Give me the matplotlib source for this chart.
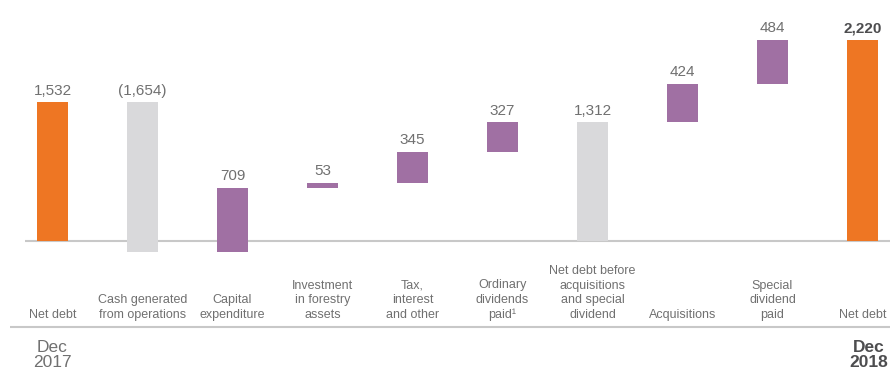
import numpy as np
import matplotlib.pyplot as plt
from matplotlib import transforms

plt.rcParams['font.family'] = ['Liberation Sans', 'DejaVu Sans']

# ---------------------------------------------------------------
# Data

categories = ["Net debt", "Cash generated\nfrom operations", "Capital\nexpenditure",
              "Investment\nin forestry\nassets", "Tax,\ninterest\nand other",
              "Ordinary\ndividends\npaid\u00b9", "Net debt before\nacquisitions\nand special\ndividend",
              "Acquisitions", "Special\ndividend\npaid", "Net debt"]
values = [1532, -1654, 709, 53, 345, 327, 1312, 424, 484, 2220]
kinds = ["total", "delta", "delta", "delta", "delta", "delta", "subtotal", "delta", "delta", "total"]
value_labels = ["1,532", "(1,654)", "709", "53", "345", "327", "1,312", "424", "484", "2,220"]
period_labels = ["Dec\n2017", "Dec\n2018"]

ORANGE = "#EE7623"
GREY = "#D9D9DB"
PURPLE = "#A070A3"
TEXT = "#707070"
DARK = "#4D4D4F"
LINE = "#C8C8C8"

# bottoms / heights for the waterfall
bottoms, heights, colors, tops = [], [], [], []
running = 0
for i, (v, k) in enumerate(zip(values, kinds)):
    if k == "total":
        b, h = 0, v
        running = v
        c = ORANGE
    elif k == "subtotal":
        b, h = 0, v
        c = GREY
    else:
        if v < 0:
            b, h = running + v, -v
            c = GREY
        else:
            b, h = running, v
            c = PURPLE
        running += v
    bottoms.append(b); heights.append(h); colors.append(c); tops.append(b + h)

x = np.arange(len(values))

# ---------------------------------------------------------------
# Plot

fig = plt.figure(figsize=(8.9, 3.69), dpi=100)
ax = fig.add_axes([0, 0, 1, 1])
ax.set_xlim(-0.5833, 9.3056)
ax.set_ylim(-1414, 2663)
ax.axis("off")

ax.bar(x, heights, bottom=bottoms, width=0.345, color=colors, zorder=2)

# baseline and lower rule
ax.plot([-0.306, 9.31], [0, 0], color=LINE, lw=1.5, zorder=1, solid_capstyle="butt")
ax.plot([-0.472, 9.31], [-950, -950], color=LINE, lw=1.5, zorder=1, solid_capstyle="butt")

for i in x:
    last = i == len(x) - 1
    ax.annotate(value_labels[i], xy=(i, tops[i]), xytext=(0, 5.5), textcoords="offset points",
                ha="center", va="baseline", fontsize=11,
                color=DARK if last else TEXT, fontweight="bold" if last else "normal")

tr = transforms.blended_transform_factory(ax.transData, ax.transAxes)
for i, lab in enumerate(categories):
    ax.text(i, 1 - 318 / 369, lab, transform=tr, ha="center", va="baseline",
            fontsize=9, color=TEXT, linespacing=1.3)

ax.text(0, 1 - 367 / 369, period_labels[0], transform=tr, ha="center", va="baseline",
        fontsize=12.5, color=TEXT, linespacing=1.0)
ax.text(9.065, 1 - 367 / 369, period_labels[1], transform=tr, ha="center", va="baseline",
        fontsize=12.5, color=DARK, fontweight="bold", linespacing=1.0)

fig.savefig("out.png", dpi=100)
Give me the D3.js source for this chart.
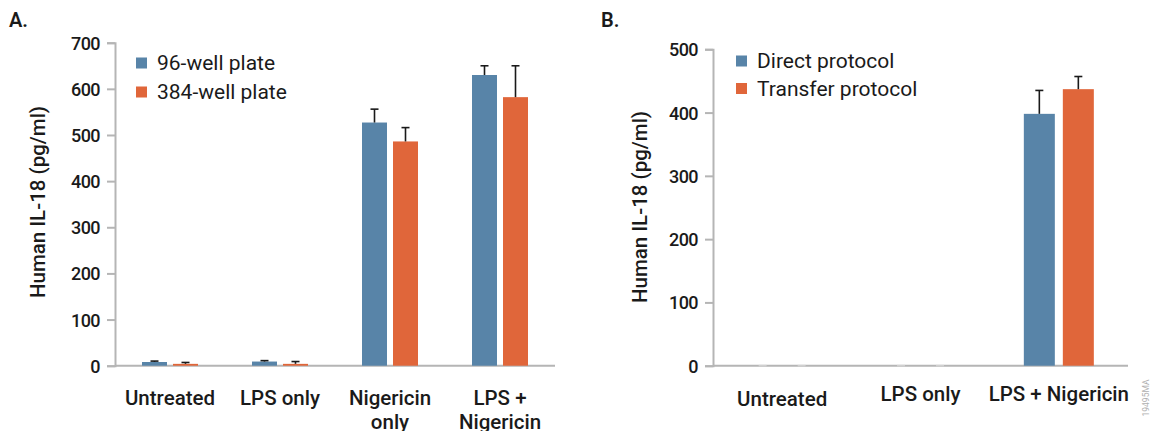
* * * * * * *
§ **Job**: Take the records above and transcribe them exactly, dropping every picture.

§ **Response for this exercise**:
Give me the matplotlib source for this chart.
import numpy as np
import matplotlib.pyplot as plt
from matplotlib import transforms

plt.rcParams['font.family'] = ['Liberation Sans', 'DejaVu Sans']

# ---------------------------------------------------------------
# Data

categories = ["Net debt", "Cash generated\nfrom operations", "Capital\nexpenditure",
              "Investment\nin forestry\nassets", "Tax,\ninterest\nand other",
              "Ordinary\ndividends\npaid\u00b9", "Net debt before\nacquisitions\nand special\ndividend",
              "Acquisitions", "Special\ndividend\npaid", "Net debt"]
values = [1532, -1654, 709, 53, 345, 327, 1312, 424, 484, 2220]
kinds = ["total", "delta", "delta", "delta", "delta", "delta", "subtotal", "delta", "delta", "total"]
value_labels = ["1,532", "(1,654)", "709", "53", "345", "327", "1,312", "424", "484", "2,220"]
period_labels = ["Dec\n2017", "Dec\n2018"]

ORANGE = "#EE7623"
GREY = "#D9D9DB"
PURPLE = "#A070A3"
TEXT = "#707070"
DARK = "#4D4D4F"
LINE = "#C8C8C8"

# bottoms / heights for the waterfall
bottoms, heights, colors, tops = [], [], [], []
running = 0
for i, (v, k) in enumerate(zip(values, kinds)):
    if k == "total":
        b, h = 0, v
        running = v
        c = ORANGE
    elif k == "subtotal":
        b, h = 0, v
        c = GREY
    else:
        if v < 0:
            b, h = running + v, -v
            c = GREY
        else:
            b, h = running, v
            c = PURPLE
        running += v
    bottoms.append(b); heights.append(h); colors.append(c); tops.append(b + h)

x = np.arange(len(values))

# ---------------------------------------------------------------
# Plot

fig = plt.figure(figsize=(8.9, 3.69), dpi=100)
ax = fig.add_axes([0, 0, 1, 1])
ax.set_xlim(-0.5833, 9.3056)
ax.set_ylim(-1414, 2663)
ax.axis("off")

ax.bar(x, heights, bottom=bottoms, width=0.345, color=colors, zorder=2)

# baseline and lower rule
ax.plot([-0.306, 9.31], [0, 0], color=LINE, lw=1.5, zorder=1, solid_capstyle="butt")
ax.plot([-0.472, 9.31], [-950, -950], color=LINE, lw=1.5, zorder=1, solid_capstyle="butt")

for i in x:
    last = i == len(x) - 1
    ax.annotate(value_labels[i], xy=(i, tops[i]), xytext=(0, 5.5), textcoords="offset points",
                ha="center", va="baseline", fontsize=11,
                color=DARK if last else TEXT, fontweight="bold" if last else "normal")

tr = transforms.blended_transform_factory(ax.transData, ax.transAxes)
for i, lab in enumerate(categories):
    ax.text(i, 1 - 318 / 369, lab, transform=tr, ha="center", va="baseline",
            fontsize=9, color=TEXT, linespacing=1.3)

ax.text(0, 1 - 367 / 369, period_labels[0], transform=tr, ha="center", va="baseline",
        fontsize=12.5, color=TEXT, linespacing=1.0)
ax.text(9.065, 1 - 367 / 369, period_labels[1], transform=tr, ha="center", va="baseline",
        fontsize=12.5, color=DARK, fontweight="bold", linespacing=1.0)

fig.savefig("out.png", dpi=100)
Give me the D3.js source for this chart.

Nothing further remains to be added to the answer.